**AIM OF THE TASK:**
Copy the data exactly as it appears, and do not include any pictures.

* Start DATASET SECTION *

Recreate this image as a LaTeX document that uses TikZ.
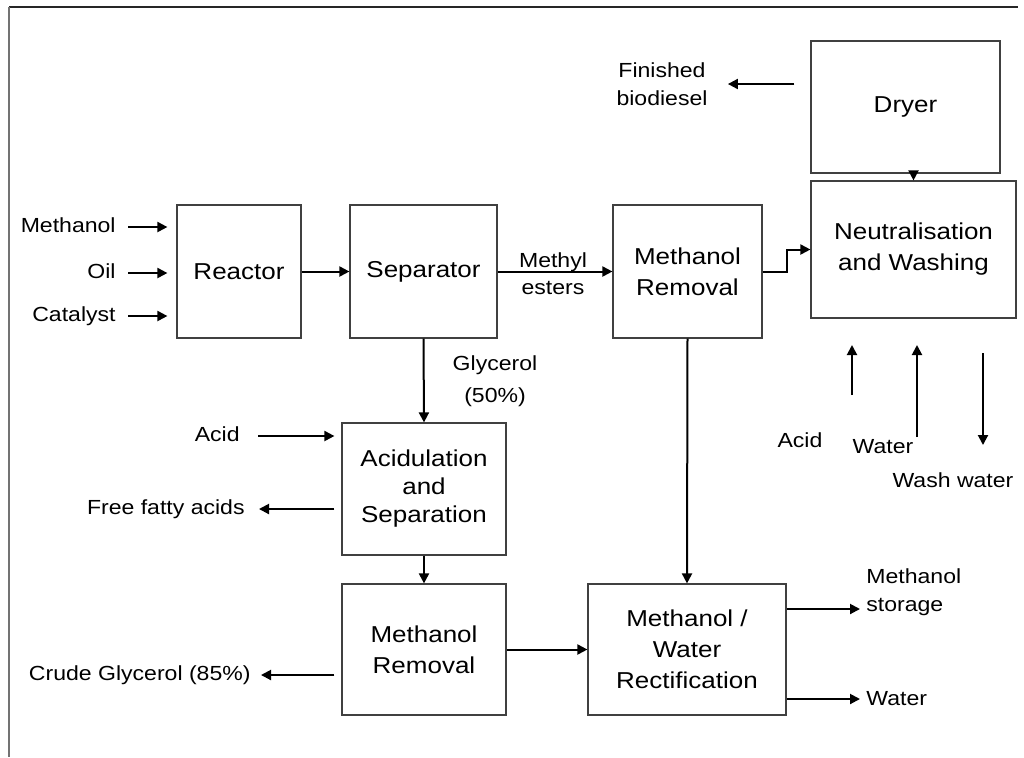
\documentclass[tikz,border=0pt]{standalone}
\usepackage{fontspec}
\setmainfont[FakeStretch=1.13]{Liberation Sans}
\usetikzlibrary{arrows.meta,calc}
\begin{document}
\begin{tikzpicture}[x=0.5pt,y=-0.5pt,
  box/.style={draw=black!75,line width=0.6pt,align=center,inner sep=0pt,
    font=\fontsize{11.5}{15.5}\selectfont},
  lab/.style={align=center,inner sep=0pt,font=\fontsize{10.2}{14}\selectfont},
  arr/.style={line width=1pt,-{Triangle[length=5pt,width=5pt]}}]
\useasboundingbox (0,0) rectangle (1024,757);
% frame
\draw[line width=1pt,black!85] (9,7) -- (1018,7);
\draw[line width=1.2pt,black!55] (9,7) -- (9,757);

% boxes
\node[box,minimum width=62pt,minimum height=66.5pt] (reactor) at (239,271.5) {Reactor};
\node[box,minimum width=73.5pt,minimum height=66.5pt] (separator) at (423.5,271.5) {Separator};
\node[box,minimum width=74.5pt,minimum height=66.5pt] (mrem1) at (687.5,271.5) {Methanol\\Removal};
\node[box,minimum width=102.5pt,minimum height=68.5pt] (neut) at (913.5,249.5) {Neutralisation\\and Washing};
\node[box,minimum width=94.5pt,minimum height=66pt] (dryer) at (905.5,107) {Dryer};
\node[box,minimum width=82pt,minimum height=66pt,font=\fontsize{11.5}{14}\selectfont] (acid) at (424,489) {Acidulation\\and\\Separation};
\node[box,minimum width=82pt,minimum height=65.5pt] (mrem2) at (424,649.5) {Methanol\\Removal};
\node[box,minimum width=99pt,minimum height=65.5pt] (rect) at (687,649.5) {Methanol /\\Water\\Rectification};

% labels
\node[lab,anchor=mid east] (lmeth) at (116,227) {Methanol};
\node[lab,anchor=mid east] (loil) at (116,273) {Oil};
\node[lab,anchor=mid east] (lcat) at (116,316) {Catalyst};
\node[lab,font=\fontsize{10.2}{13.5}\selectfont] (lme) at (553,273.5) {Methyl\\esters};
\node[lab,font=\fontsize{10.2}{16}\selectfont] (lgly) at (495,381) {Glycerol\\(50\%)};
\node[lab,anchor=mid east] (lacid) at (240,436) {Acid};
\node[lab,anchor=mid east] (lffa) at (245,509) {Free fatty acids};
\node[lab,anchor=mid east] (lcrude) at (251,675) {Crude Glycerol (85\%)};
\node[lab] (lfin) at (662,84) {Finished\\biodiesel};
\node[lab,align=left,anchor=west] (lms) at (866,592) {Methanol\\storage};
\node[lab,anchor=west] (lwat) at (866,699) {Water};
\node[lab] (lnacid) at (800,440) {Acid};
\node[lab] (lnwat) at (883,447) {Water};
\node[lab] (lwash) at (953,480) {Wash water};

% free-end coordinates
\coordinate (a1s) at (852,395); \coordinate (a1e) at (852,345);
\coordinate (w1s) at (917,437); \coordinate (w1e) at (917,345);
\coordinate (ww1s) at (983,353); \coordinate (ww1e) at (983,445);

% connectors
\draw[arr,shorten <=6pt,shorten >=4.5pt] (lmeth.mid east) -- (lmeth.mid east -| reactor.west);
\draw[arr,shorten <=6pt,shorten >=4.5pt] (loil.mid east) -- (loil.mid east -| reactor.west);
\draw[arr,shorten <=6pt,shorten >=4.5pt] (lcat.mid east) -- (lcat.mid east -| reactor.west);
\draw[arr] (reactor.east) -- (separator.west);
\draw[arr] (separator.east) -- (mrem1.west);
\draw[arr] (mrem1.east) -- ++(24,0) |- (neut.west);
\draw[arr] (dryer.south -| neut.north) -- (neut.north);
\draw[arr,shorten <=8pt,shorten >=10pt] (dryer.west |- lfin.east) -- (lfin.east);
\draw[arr] (separator.south) -- (acid.north);
\draw[arr,shorten <=9pt,shorten >=3.5pt] (lacid.mid east) -- (lacid.mid east -| acid.west);
\draw[arr,shorten <=3.5pt,shorten >=7pt] (lffa.mid east -| acid.west) -- (lffa.mid east);
\draw[arr] (acid.south) -- (mrem2.north);
\draw[arr,shorten <=3.5pt,shorten >=5pt] (lcrude.mid east -| mrem2.west) -- (lcrude.mid east);
\draw[arr] (mrem2.east) -- (rect.west);
\draw[arr] (mrem1.south) -- (rect.north);
\draw[arr,shorten >=3pt] ([yshift=20.25pt]rect.east) -- ([yshift=20.25pt]rect.east -| lms.west);
\draw[arr,shorten >=3pt] (lwat.west -| rect.east) -- (lwat.west);
\draw[arr] (a1s) -- (a1e);
\draw[arr] (w1s) -- (w1e);
\draw[arr] (ww1s) -- (ww1e);
\end{tikzpicture}
\end{document}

* End DATASET SECTION *

**ANSWER IN FULL:**
Recreate this image as a LaTeX document that uses TikZ.
\documentclass[tikz,border=0pt]{standalone}
\usepackage{fontspec}
\setmainfont[FakeStretch=1.13]{Liberation Sans}
\usetikzlibrary{arrows.meta,calc}
\begin{document}
\begin{tikzpicture}[x=0.5pt,y=-0.5pt,
  box/.style={draw=black!75,line width=0.6pt,align=center,inner sep=0pt,
    font=\fontsize{11.5}{15.5}\selectfont},
  lab/.style={align=center,inner sep=0pt,font=\fontsize{10.2}{14}\selectfont},
  arr/.style={line width=1pt,-{Triangle[length=5pt,width=5pt]}}]
\useasboundingbox (0,0) rectangle (1024,757);
% frame
\draw[line width=1pt,black!85] (9,7) -- (1018,7);
\draw[line width=1.2pt,black!55] (9,7) -- (9,757);

% boxes
\node[box,minimum width=62pt,minimum height=66.5pt] (reactor) at (239,271.5) {Reactor};
\node[box,minimum width=73.5pt,minimum height=66.5pt] (separator) at (423.5,271.5) {Separator};
\node[box,minimum width=74.5pt,minimum height=66.5pt] (mrem1) at (687.5,271.5) {Methanol\\Removal};
\node[box,minimum width=102.5pt,minimum height=68.5pt] (neut) at (913.5,249.5) {Neutralisation\\and Washing};
\node[box,minimum width=94.5pt,minimum height=66pt] (dryer) at (905.5,107) {Dryer};
\node[box,minimum width=82pt,minimum height=66pt,font=\fontsize{11.5}{14}\selectfont] (acid) at (424,489) {Acidulation\\and\\Separation};
\node[box,minimum width=82pt,minimum height=65.5pt] (mrem2) at (424,649.5) {Methanol\\Removal};
\node[box,minimum width=99pt,minimum height=65.5pt] (rect) at (687,649.5) {Methanol /\\Water\\Rectification};

% labels
\node[lab,anchor=mid east] (lmeth) at (116,227) {Methanol};
\node[lab,anchor=mid east] (loil) at (116,273) {Oil};
\node[lab,anchor=mid east] (lcat) at (116,316) {Catalyst};
\node[lab,font=\fontsize{10.2}{13.5}\selectfont] (lme) at (553,273.5) {Methyl\\esters};
\node[lab,font=\fontsize{10.2}{16}\selectfont] (lgly) at (495,381) {Glycerol\\(50\%)};
\node[lab,anchor=mid east] (lacid) at (240,436) {Acid};
\node[lab,anchor=mid east] (lffa) at (245,509) {Free fatty acids};
\node[lab,anchor=mid east] (lcrude) at (251,675) {Crude Glycerol (85\%)};
\node[lab] (lfin) at (662,84) {Finished\\biodiesel};
\node[lab,align=left,anchor=west] (lms) at (866,592) {Methanol\\storage};
\node[lab,anchor=west] (lwat) at (866,699) {Water};
\node[lab] (lnacid) at (800,440) {Acid};
\node[lab] (lnwat) at (883,447) {Water};
\node[lab] (lwash) at (953,480) {Wash water};

% free-end coordinates
\coordinate (a1s) at (852,395); \coordinate (a1e) at (852,345);
\coordinate (w1s) at (917,437); \coordinate (w1e) at (917,345);
\coordinate (ww1s) at (983,353); \coordinate (ww1e) at (983,445);

% connectors
\draw[arr,shorten <=6pt,shorten >=4.5pt] (lmeth.mid east) -- (lmeth.mid east -| reactor.west);
\draw[arr,shorten <=6pt,shorten >=4.5pt] (loil.mid east) -- (loil.mid east -| reactor.west);
\draw[arr,shorten <=6pt,shorten >=4.5pt] (lcat.mid east) -- (lcat.mid east -| reactor.west);
\draw[arr] (reactor.east) -- (separator.west);
\draw[arr] (separator.east) -- (mrem1.west);
\draw[arr] (mrem1.east) -- ++(24,0) |- (neut.west);
\draw[arr] (dryer.south -| neut.north) -- (neut.north);
\draw[arr,shorten <=8pt,shorten >=10pt] (dryer.west |- lfin.east) -- (lfin.east);
\draw[arr] (separator.south) -- (acid.north);
\draw[arr,shorten <=9pt,shorten >=3.5pt] (lacid.mid east) -- (lacid.mid east -| acid.west);
\draw[arr,shorten <=3.5pt,shorten >=7pt] (lffa.mid east -| acid.west) -- (lffa.mid east);
\draw[arr] (acid.south) -- (mrem2.north);
\draw[arr,shorten <=3.5pt,shorten >=5pt] (lcrude.mid east -| mrem2.west) -- (lcrude.mid east);
\draw[arr] (mrem2.east) -- (rect.west);
\draw[arr] (mrem1.south) -- (rect.north);
\draw[arr,shorten >=3pt] ([yshift=20.25pt]rect.east) -- ([yshift=20.25pt]rect.east -| lms.west);
\draw[arr,shorten >=3pt] (lwat.west -| rect.east) -- (lwat.west);
\draw[arr] (a1s) -- (a1e);
\draw[arr] (w1s) -- (w1e);
\draw[arr] (ww1s) -- (ww1e);
\end{tikzpicture}
\end{document}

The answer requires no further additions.